Exercise directions: Reproduce this listing in full.

Dataset section:
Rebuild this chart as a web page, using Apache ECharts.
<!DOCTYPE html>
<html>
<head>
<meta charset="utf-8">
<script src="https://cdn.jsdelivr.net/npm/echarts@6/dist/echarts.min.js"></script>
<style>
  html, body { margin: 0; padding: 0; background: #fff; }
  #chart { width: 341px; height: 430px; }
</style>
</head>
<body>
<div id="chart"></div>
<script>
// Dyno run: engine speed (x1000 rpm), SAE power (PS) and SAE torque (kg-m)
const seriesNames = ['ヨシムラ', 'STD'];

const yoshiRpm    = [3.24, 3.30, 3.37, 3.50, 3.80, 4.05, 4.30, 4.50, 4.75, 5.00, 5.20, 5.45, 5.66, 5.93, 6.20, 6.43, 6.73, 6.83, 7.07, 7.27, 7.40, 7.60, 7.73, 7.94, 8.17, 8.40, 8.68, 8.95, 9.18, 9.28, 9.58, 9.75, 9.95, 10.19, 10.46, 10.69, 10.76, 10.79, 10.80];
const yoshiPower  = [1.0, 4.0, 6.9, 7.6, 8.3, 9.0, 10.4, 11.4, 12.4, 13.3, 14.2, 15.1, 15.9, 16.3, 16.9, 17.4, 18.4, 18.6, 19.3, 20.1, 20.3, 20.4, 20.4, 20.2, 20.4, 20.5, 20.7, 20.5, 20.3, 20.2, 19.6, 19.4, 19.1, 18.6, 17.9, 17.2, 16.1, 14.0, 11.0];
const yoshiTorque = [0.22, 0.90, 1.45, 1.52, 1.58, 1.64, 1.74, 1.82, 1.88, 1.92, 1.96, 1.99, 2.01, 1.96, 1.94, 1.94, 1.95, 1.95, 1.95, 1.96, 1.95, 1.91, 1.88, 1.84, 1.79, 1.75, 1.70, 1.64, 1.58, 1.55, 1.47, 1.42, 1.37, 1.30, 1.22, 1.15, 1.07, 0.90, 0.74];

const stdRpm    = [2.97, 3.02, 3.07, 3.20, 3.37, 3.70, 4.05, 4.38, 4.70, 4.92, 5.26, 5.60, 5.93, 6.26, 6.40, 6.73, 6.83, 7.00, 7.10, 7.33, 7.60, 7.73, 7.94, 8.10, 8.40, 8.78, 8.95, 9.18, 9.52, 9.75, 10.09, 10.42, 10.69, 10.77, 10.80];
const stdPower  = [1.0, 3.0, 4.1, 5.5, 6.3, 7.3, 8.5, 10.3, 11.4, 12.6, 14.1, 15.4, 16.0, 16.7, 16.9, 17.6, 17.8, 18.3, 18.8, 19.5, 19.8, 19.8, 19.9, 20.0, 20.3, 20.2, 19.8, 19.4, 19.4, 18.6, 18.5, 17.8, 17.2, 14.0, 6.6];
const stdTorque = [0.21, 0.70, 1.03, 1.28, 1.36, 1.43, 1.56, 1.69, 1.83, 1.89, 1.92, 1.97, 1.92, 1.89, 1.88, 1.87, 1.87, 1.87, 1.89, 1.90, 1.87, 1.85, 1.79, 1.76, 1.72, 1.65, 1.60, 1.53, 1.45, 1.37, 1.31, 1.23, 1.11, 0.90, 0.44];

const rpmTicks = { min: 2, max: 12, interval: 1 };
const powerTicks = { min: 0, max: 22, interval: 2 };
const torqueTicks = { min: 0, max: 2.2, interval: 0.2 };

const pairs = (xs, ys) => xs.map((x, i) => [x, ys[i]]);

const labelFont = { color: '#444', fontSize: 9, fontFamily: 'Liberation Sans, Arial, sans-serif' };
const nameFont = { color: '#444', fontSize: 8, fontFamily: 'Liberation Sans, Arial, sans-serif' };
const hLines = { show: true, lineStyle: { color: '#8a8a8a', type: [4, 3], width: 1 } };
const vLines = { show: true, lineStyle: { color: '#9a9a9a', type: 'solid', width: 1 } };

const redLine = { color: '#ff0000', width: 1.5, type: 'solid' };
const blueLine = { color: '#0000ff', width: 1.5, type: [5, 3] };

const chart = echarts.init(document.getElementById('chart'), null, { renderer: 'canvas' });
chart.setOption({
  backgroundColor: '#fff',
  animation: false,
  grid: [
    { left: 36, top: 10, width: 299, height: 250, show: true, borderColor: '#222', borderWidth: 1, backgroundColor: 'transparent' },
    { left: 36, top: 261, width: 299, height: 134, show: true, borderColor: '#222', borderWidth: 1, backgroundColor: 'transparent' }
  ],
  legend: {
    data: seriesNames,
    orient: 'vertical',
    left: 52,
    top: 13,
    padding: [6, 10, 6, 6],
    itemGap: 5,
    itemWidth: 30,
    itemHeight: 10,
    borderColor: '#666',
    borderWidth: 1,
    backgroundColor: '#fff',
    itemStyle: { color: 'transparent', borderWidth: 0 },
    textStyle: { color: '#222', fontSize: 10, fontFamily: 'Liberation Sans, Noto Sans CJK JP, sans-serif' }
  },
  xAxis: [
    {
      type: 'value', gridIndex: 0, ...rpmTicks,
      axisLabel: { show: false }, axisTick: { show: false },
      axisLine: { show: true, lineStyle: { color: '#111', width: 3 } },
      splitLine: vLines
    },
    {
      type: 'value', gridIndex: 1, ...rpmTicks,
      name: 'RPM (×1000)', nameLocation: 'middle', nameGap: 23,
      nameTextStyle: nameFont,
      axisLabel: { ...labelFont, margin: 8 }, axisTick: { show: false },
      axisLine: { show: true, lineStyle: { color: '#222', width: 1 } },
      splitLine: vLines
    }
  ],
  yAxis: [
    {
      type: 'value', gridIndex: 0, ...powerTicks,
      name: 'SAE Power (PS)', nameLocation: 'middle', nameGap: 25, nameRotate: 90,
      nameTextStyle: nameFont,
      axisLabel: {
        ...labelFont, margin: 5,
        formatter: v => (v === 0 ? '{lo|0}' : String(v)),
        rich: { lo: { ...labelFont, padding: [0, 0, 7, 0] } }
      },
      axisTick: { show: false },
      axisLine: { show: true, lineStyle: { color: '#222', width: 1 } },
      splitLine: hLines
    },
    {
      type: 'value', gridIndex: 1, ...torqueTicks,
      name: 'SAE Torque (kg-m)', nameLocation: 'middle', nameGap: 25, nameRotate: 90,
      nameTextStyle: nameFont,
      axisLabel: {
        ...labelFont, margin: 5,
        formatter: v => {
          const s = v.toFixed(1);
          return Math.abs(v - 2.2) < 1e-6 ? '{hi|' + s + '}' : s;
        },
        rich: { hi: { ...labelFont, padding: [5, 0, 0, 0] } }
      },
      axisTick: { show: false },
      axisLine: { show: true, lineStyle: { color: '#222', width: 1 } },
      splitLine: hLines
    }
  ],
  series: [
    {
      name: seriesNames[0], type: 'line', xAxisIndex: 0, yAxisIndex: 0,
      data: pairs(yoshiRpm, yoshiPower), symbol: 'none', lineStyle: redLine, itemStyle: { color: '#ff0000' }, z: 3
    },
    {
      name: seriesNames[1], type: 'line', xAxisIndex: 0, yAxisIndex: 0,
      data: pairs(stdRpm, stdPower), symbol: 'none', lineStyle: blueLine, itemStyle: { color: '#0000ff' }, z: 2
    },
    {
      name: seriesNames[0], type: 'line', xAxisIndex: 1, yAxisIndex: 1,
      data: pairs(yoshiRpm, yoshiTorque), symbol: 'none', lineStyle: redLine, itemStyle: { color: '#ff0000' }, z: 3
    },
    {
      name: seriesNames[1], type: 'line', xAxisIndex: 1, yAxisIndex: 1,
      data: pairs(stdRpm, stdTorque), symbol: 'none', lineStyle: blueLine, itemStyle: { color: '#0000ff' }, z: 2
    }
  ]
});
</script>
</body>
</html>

The output:
Rebuild this chart as a web page, using Apache ECharts.
<!DOCTYPE html>
<html>
<head>
<meta charset="utf-8">
<script src="https://cdn.jsdelivr.net/npm/echarts@6/dist/echarts.min.js"></script>
<style>
  html, body { margin: 0; padding: 0; background: #fff; }
  #chart { width: 341px; height: 430px; }
</style>
</head>
<body>
<div id="chart"></div>
<script>
// Dyno run: engine speed (x1000 rpm), SAE power (PS) and SAE torque (kg-m)
const seriesNames = ['ヨシムラ', 'STD'];

const yoshiRpm    = [3.24, 3.30, 3.37, 3.50, 3.80, 4.05, 4.30, 4.50, 4.75, 5.00, 5.20, 5.45, 5.66, 5.93, 6.20, 6.43, 6.73, 6.83, 7.07, 7.27, 7.40, 7.60, 7.73, 7.94, 8.17, 8.40, 8.68, 8.95, 9.18, 9.28, 9.58, 9.75, 9.95, 10.19, 10.46, 10.69, 10.76, 10.79, 10.80];
const yoshiPower  = [1.0, 4.0, 6.9, 7.6, 8.3, 9.0, 10.4, 11.4, 12.4, 13.3, 14.2, 15.1, 15.9, 16.3, 16.9, 17.4, 18.4, 18.6, 19.3, 20.1, 20.3, 20.4, 20.4, 20.2, 20.4, 20.5, 20.7, 20.5, 20.3, 20.2, 19.6, 19.4, 19.1, 18.6, 17.9, 17.2, 16.1, 14.0, 11.0];
const yoshiTorque = [0.22, 0.90, 1.45, 1.52, 1.58, 1.64, 1.74, 1.82, 1.88, 1.92, 1.96, 1.99, 2.01, 1.96, 1.94, 1.94, 1.95, 1.95, 1.95, 1.96, 1.95, 1.91, 1.88, 1.84, 1.79, 1.75, 1.70, 1.64, 1.58, 1.55, 1.47, 1.42, 1.37, 1.30, 1.22, 1.15, 1.07, 0.90, 0.74];

const stdRpm    = [2.97, 3.02, 3.07, 3.20, 3.37, 3.70, 4.05, 4.38, 4.70, 4.92, 5.26, 5.60, 5.93, 6.26, 6.40, 6.73, 6.83, 7.00, 7.10, 7.33, 7.60, 7.73, 7.94, 8.10, 8.40, 8.78, 8.95, 9.18, 9.52, 9.75, 10.09, 10.42, 10.69, 10.77, 10.80];
const stdPower  = [1.0, 3.0, 4.1, 5.5, 6.3, 7.3, 8.5, 10.3, 11.4, 12.6, 14.1, 15.4, 16.0, 16.7, 16.9, 17.6, 17.8, 18.3, 18.8, 19.5, 19.8, 19.8, 19.9, 20.0, 20.3, 20.2, 19.8, 19.4, 19.4, 18.6, 18.5, 17.8, 17.2, 14.0, 6.6];
const stdTorque = [0.21, 0.70, 1.03, 1.28, 1.36, 1.43, 1.56, 1.69, 1.83, 1.89, 1.92, 1.97, 1.92, 1.89, 1.88, 1.87, 1.87, 1.87, 1.89, 1.90, 1.87, 1.85, 1.79, 1.76, 1.72, 1.65, 1.60, 1.53, 1.45, 1.37, 1.31, 1.23, 1.11, 0.90, 0.44];

const rpmTicks = { min: 2, max: 12, interval: 1 };
const powerTicks = { min: 0, max: 22, interval: 2 };
const torqueTicks = { min: 0, max: 2.2, interval: 0.2 };

const pairs = (xs, ys) => xs.map((x, i) => [x, ys[i]]);

const labelFont = { color: '#444', fontSize: 9, fontFamily: 'Liberation Sans, Arial, sans-serif' };
const nameFont = { color: '#444', fontSize: 8, fontFamily: 'Liberation Sans, Arial, sans-serif' };
const hLines = { show: true, lineStyle: { color: '#8a8a8a', type: [4, 3], width: 1 } };
const vLines = { show: true, lineStyle: { color: '#9a9a9a', type: 'solid', width: 1 } };

const redLine = { color: '#ff0000', width: 1.5, type: 'solid' };
const blueLine = { color: '#0000ff', width: 1.5, type: [5, 3] };

const chart = echarts.init(document.getElementById('chart'), null, { renderer: 'canvas' });
chart.setOption({
  backgroundColor: '#fff',
  animation: false,
  grid: [
    { left: 36, top: 10, width: 299, height: 250, show: true, borderColor: '#222', borderWidth: 1, backgroundColor: 'transparent' },
    { left: 36, top: 261, width: 299, height: 134, show: true, borderColor: '#222', borderWidth: 1, backgroundColor: 'transparent' }
  ],
  legend: {
    data: seriesNames,
    orient: 'vertical',
    left: 52,
    top: 13,
    padding: [6, 10, 6, 6],
    itemGap: 5,
    itemWidth: 30,
    itemHeight: 10,
    borderColor: '#666',
    borderWidth: 1,
    backgroundColor: '#fff',
    itemStyle: { color: 'transparent', borderWidth: 0 },
    textStyle: { color: '#222', fontSize: 10, fontFamily: 'Liberation Sans, Noto Sans CJK JP, sans-serif' }
  },
  xAxis: [
    {
      type: 'value', gridIndex: 0, ...rpmTicks,
      axisLabel: { show: false }, axisTick: { show: false },
      axisLine: { show: true, lineStyle: { color: '#111', width: 3 } },
      splitLine: vLines
    },
    {
      type: 'value', gridIndex: 1, ...rpmTicks,
      name: 'RPM (×1000)', nameLocation: 'middle', nameGap: 23,
      nameTextStyle: nameFont,
      axisLabel: { ...labelFont, margin: 8 }, axisTick: { show: false },
      axisLine: { show: true, lineStyle: { color: '#222', width: 1 } },
      splitLine: vLines
    }
  ],
  yAxis: [
    {
      type: 'value', gridIndex: 0, ...powerTicks,
      name: 'SAE Power (PS)', nameLocation: 'middle', nameGap: 25, nameRotate: 90,
      nameTextStyle: nameFont,
      axisLabel: {
        ...labelFont, margin: 5,
        formatter: v => (v === 0 ? '{lo|0}' : String(v)),
        rich: { lo: { ...labelFont, padding: [0, 0, 7, 0] } }
      },
      axisTick: { show: false },
      axisLine: { show: true, lineStyle: { color: '#222', width: 1 } },
      splitLine: hLines
    },
    {
      type: 'value', gridIndex: 1, ...torqueTicks,
      name: 'SAE Torque (kg-m)', nameLocation: 'middle', nameGap: 25, nameRotate: 90,
      nameTextStyle: nameFont,
      axisLabel: {
        ...labelFont, margin: 5,
        formatter: v => {
          const s = v.toFixed(1);
          return Math.abs(v - 2.2) < 1e-6 ? '{hi|' + s + '}' : s;
        },
        rich: { hi: { ...labelFont, padding: [5, 0, 0, 0] } }
      },
      axisTick: { show: false },
      axisLine: { show: true, lineStyle: { color: '#222', width: 1 } },
      splitLine: hLines
    }
  ],
  series: [
    {
      name: seriesNames[0], type: 'line', xAxisIndex: 0, yAxisIndex: 0,
      data: pairs(yoshiRpm, yoshiPower), symbol: 'none', lineStyle: redLine, itemStyle: { color: '#ff0000' }, z: 3
    },
    {
      name: seriesNames[1], type: 'line', xAxisIndex: 0, yAxisIndex: 0,
      data: pairs(stdRpm, stdPower), symbol: 'none', lineStyle: blueLine, itemStyle: { color: '#0000ff' }, z: 2
    },
    {
      name: seriesNames[0], type: 'line', xAxisIndex: 1, yAxisIndex: 1,
      data: pairs(yoshiRpm, yoshiTorque), symbol: 'none', lineStyle: redLine, itemStyle: { color: '#ff0000' }, z: 3
    },
    {
      name: seriesNames[1], type: 'line', xAxisIndex: 1, yAxisIndex: 1,
      data: pairs(stdRpm, stdTorque), symbol: 'none', lineStyle: blueLine, itemStyle: { color: '#0000ff' }, z: 2
    }
  ]
});
</script>
</body>
</html>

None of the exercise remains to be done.